> _What to do_
Reproduce this listing in full.

> _Source material_
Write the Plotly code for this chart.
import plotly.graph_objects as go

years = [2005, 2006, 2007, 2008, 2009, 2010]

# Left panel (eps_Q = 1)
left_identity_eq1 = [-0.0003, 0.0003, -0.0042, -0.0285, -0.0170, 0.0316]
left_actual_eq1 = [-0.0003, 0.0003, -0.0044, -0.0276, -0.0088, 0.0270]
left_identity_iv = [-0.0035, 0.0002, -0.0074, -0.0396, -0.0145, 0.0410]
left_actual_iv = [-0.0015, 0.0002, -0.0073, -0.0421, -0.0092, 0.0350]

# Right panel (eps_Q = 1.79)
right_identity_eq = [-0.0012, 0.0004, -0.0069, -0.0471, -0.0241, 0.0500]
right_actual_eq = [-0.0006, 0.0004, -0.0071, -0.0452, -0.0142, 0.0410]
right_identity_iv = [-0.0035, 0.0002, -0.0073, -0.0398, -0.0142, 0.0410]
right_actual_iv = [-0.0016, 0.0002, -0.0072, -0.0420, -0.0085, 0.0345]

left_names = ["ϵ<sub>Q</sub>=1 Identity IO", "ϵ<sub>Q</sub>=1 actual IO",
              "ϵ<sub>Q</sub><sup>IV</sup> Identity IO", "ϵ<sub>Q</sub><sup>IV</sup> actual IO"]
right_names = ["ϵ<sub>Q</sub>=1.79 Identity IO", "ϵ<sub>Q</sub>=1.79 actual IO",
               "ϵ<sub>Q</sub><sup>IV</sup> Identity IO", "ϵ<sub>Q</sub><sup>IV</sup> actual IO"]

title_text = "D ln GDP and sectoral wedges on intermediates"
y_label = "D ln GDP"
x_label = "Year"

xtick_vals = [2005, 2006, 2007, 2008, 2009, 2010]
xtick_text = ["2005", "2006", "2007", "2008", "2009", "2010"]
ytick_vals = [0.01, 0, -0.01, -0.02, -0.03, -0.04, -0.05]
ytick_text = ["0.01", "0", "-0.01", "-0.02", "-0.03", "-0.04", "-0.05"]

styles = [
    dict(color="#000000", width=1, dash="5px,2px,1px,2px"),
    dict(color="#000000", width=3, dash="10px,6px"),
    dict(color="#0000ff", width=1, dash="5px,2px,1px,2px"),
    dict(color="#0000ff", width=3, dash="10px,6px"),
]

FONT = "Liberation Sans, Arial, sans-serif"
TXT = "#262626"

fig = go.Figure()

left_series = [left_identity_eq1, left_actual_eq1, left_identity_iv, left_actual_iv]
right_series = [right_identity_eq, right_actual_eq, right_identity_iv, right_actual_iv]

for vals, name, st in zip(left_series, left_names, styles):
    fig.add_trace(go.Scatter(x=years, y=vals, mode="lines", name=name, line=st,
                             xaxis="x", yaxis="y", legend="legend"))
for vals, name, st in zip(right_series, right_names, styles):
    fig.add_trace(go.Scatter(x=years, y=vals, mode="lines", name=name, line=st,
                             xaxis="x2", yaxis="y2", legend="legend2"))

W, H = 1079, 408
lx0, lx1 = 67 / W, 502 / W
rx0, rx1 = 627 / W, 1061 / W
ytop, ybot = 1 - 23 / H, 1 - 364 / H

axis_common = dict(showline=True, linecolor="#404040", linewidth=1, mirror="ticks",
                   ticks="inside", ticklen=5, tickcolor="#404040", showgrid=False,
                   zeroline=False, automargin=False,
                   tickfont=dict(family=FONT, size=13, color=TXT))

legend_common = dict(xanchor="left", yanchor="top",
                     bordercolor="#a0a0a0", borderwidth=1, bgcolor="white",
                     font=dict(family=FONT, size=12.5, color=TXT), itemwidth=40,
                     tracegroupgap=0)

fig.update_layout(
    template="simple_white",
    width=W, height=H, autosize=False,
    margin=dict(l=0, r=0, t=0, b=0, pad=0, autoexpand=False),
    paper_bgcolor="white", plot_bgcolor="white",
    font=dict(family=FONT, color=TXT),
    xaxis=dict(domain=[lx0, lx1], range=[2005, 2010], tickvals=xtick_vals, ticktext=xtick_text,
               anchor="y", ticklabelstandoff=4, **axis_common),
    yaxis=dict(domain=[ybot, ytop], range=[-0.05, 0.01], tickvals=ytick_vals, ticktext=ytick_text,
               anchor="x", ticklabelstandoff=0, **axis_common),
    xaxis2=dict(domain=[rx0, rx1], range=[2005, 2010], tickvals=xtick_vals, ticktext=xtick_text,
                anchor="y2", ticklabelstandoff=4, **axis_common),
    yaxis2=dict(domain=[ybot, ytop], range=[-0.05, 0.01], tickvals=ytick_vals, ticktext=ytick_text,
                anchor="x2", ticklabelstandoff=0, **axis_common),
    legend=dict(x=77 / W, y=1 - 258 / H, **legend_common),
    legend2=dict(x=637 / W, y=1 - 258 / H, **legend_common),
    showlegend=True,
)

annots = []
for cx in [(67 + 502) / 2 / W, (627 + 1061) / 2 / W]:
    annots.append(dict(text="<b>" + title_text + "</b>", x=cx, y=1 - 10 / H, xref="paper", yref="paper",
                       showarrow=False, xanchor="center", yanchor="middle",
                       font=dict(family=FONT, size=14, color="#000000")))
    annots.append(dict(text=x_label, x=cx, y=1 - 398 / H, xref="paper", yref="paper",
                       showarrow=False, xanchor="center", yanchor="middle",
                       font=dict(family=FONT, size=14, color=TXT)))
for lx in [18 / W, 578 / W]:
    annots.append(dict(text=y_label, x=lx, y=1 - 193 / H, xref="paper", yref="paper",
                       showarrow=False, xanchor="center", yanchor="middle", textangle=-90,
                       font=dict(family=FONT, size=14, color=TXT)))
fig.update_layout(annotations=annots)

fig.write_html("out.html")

> _Result of the task_
Write the Plotly code for this chart.
import plotly.graph_objects as go

years = [2005, 2006, 2007, 2008, 2009, 2010]

# Left panel (eps_Q = 1)
left_identity_eq1 = [-0.0003, 0.0003, -0.0042, -0.0285, -0.0170, 0.0316]
left_actual_eq1 = [-0.0003, 0.0003, -0.0044, -0.0276, -0.0088, 0.0270]
left_identity_iv = [-0.0035, 0.0002, -0.0074, -0.0396, -0.0145, 0.0410]
left_actual_iv = [-0.0015, 0.0002, -0.0073, -0.0421, -0.0092, 0.0350]

# Right panel (eps_Q = 1.79)
right_identity_eq = [-0.0012, 0.0004, -0.0069, -0.0471, -0.0241, 0.0500]
right_actual_eq = [-0.0006, 0.0004, -0.0071, -0.0452, -0.0142, 0.0410]
right_identity_iv = [-0.0035, 0.0002, -0.0073, -0.0398, -0.0142, 0.0410]
right_actual_iv = [-0.0016, 0.0002, -0.0072, -0.0420, -0.0085, 0.0345]

left_names = ["ϵ<sub>Q</sub>=1 Identity IO", "ϵ<sub>Q</sub>=1 actual IO",
              "ϵ<sub>Q</sub><sup>IV</sup> Identity IO", "ϵ<sub>Q</sub><sup>IV</sup> actual IO"]
right_names = ["ϵ<sub>Q</sub>=1.79 Identity IO", "ϵ<sub>Q</sub>=1.79 actual IO",
               "ϵ<sub>Q</sub><sup>IV</sup> Identity IO", "ϵ<sub>Q</sub><sup>IV</sup> actual IO"]

title_text = "D ln GDP and sectoral wedges on intermediates"
y_label = "D ln GDP"
x_label = "Year"

xtick_vals = [2005, 2006, 2007, 2008, 2009, 2010]
xtick_text = ["2005", "2006", "2007", "2008", "2009", "2010"]
ytick_vals = [0.01, 0, -0.01, -0.02, -0.03, -0.04, -0.05]
ytick_text = ["0.01", "0", "-0.01", "-0.02", "-0.03", "-0.04", "-0.05"]

styles = [
    dict(color="#000000", width=1, dash="5px,2px,1px,2px"),
    dict(color="#000000", width=3, dash="10px,6px"),
    dict(color="#0000ff", width=1, dash="5px,2px,1px,2px"),
    dict(color="#0000ff", width=3, dash="10px,6px"),
]

FONT = "Liberation Sans, Arial, sans-serif"
TXT = "#262626"

fig = go.Figure()

left_series = [left_identity_eq1, left_actual_eq1, left_identity_iv, left_actual_iv]
right_series = [right_identity_eq, right_actual_eq, right_identity_iv, right_actual_iv]

for vals, name, st in zip(left_series, left_names, styles):
    fig.add_trace(go.Scatter(x=years, y=vals, mode="lines", name=name, line=st,
                             xaxis="x", yaxis="y", legend="legend"))
for vals, name, st in zip(right_series, right_names, styles):
    fig.add_trace(go.Scatter(x=years, y=vals, mode="lines", name=name, line=st,
                             xaxis="x2", yaxis="y2", legend="legend2"))

W, H = 1079, 408
lx0, lx1 = 67 / W, 502 / W
rx0, rx1 = 627 / W, 1061 / W
ytop, ybot = 1 - 23 / H, 1 - 364 / H

axis_common = dict(showline=True, linecolor="#404040", linewidth=1, mirror="ticks",
                   ticks="inside", ticklen=5, tickcolor="#404040", showgrid=False,
                   zeroline=False, automargin=False,
                   tickfont=dict(family=FONT, size=13, color=TXT))

legend_common = dict(xanchor="left", yanchor="top",
                     bordercolor="#a0a0a0", borderwidth=1, bgcolor="white",
                     font=dict(family=FONT, size=12.5, color=TXT), itemwidth=40,
                     tracegroupgap=0)

fig.update_layout(
    template="simple_white",
    width=W, height=H, autosize=False,
    margin=dict(l=0, r=0, t=0, b=0, pad=0, autoexpand=False),
    paper_bgcolor="white", plot_bgcolor="white",
    font=dict(family=FONT, color=TXT),
    xaxis=dict(domain=[lx0, lx1], range=[2005, 2010], tickvals=xtick_vals, ticktext=xtick_text,
               anchor="y", ticklabelstandoff=4, **axis_common),
    yaxis=dict(domain=[ybot, ytop], range=[-0.05, 0.01], tickvals=ytick_vals, ticktext=ytick_text,
               anchor="x", ticklabelstandoff=0, **axis_common),
    xaxis2=dict(domain=[rx0, rx1], range=[2005, 2010], tickvals=xtick_vals, ticktext=xtick_text,
                anchor="y2", ticklabelstandoff=4, **axis_common),
    yaxis2=dict(domain=[ybot, ytop], range=[-0.05, 0.01], tickvals=ytick_vals, ticktext=ytick_text,
                anchor="x2", ticklabelstandoff=0, **axis_common),
    legend=dict(x=77 / W, y=1 - 258 / H, **legend_common),
    legend2=dict(x=637 / W, y=1 - 258 / H, **legend_common),
    showlegend=True,
)

annots = []
for cx in [(67 + 502) / 2 / W, (627 + 1061) / 2 / W]:
    annots.append(dict(text="<b>" + title_text + "</b>", x=cx, y=1 - 10 / H, xref="paper", yref="paper",
                       showarrow=False, xanchor="center", yanchor="middle",
                       font=dict(family=FONT, size=14, color="#000000")))
    annots.append(dict(text=x_label, x=cx, y=1 - 398 / H, xref="paper", yref="paper",
                       showarrow=False, xanchor="center", yanchor="middle",
                       font=dict(family=FONT, size=14, color=TXT)))
for lx in [18 / W, 578 / W]:
    annots.append(dict(text=y_label, x=lx, y=1 - 193 / H, xref="paper", yref="paper",
                       showarrow=False, xanchor="center", yanchor="middle", textangle=-90,
                       font=dict(family=FONT, size=14, color=TXT)))
fig.update_layout(annotations=annots)

fig.write_html("out.html")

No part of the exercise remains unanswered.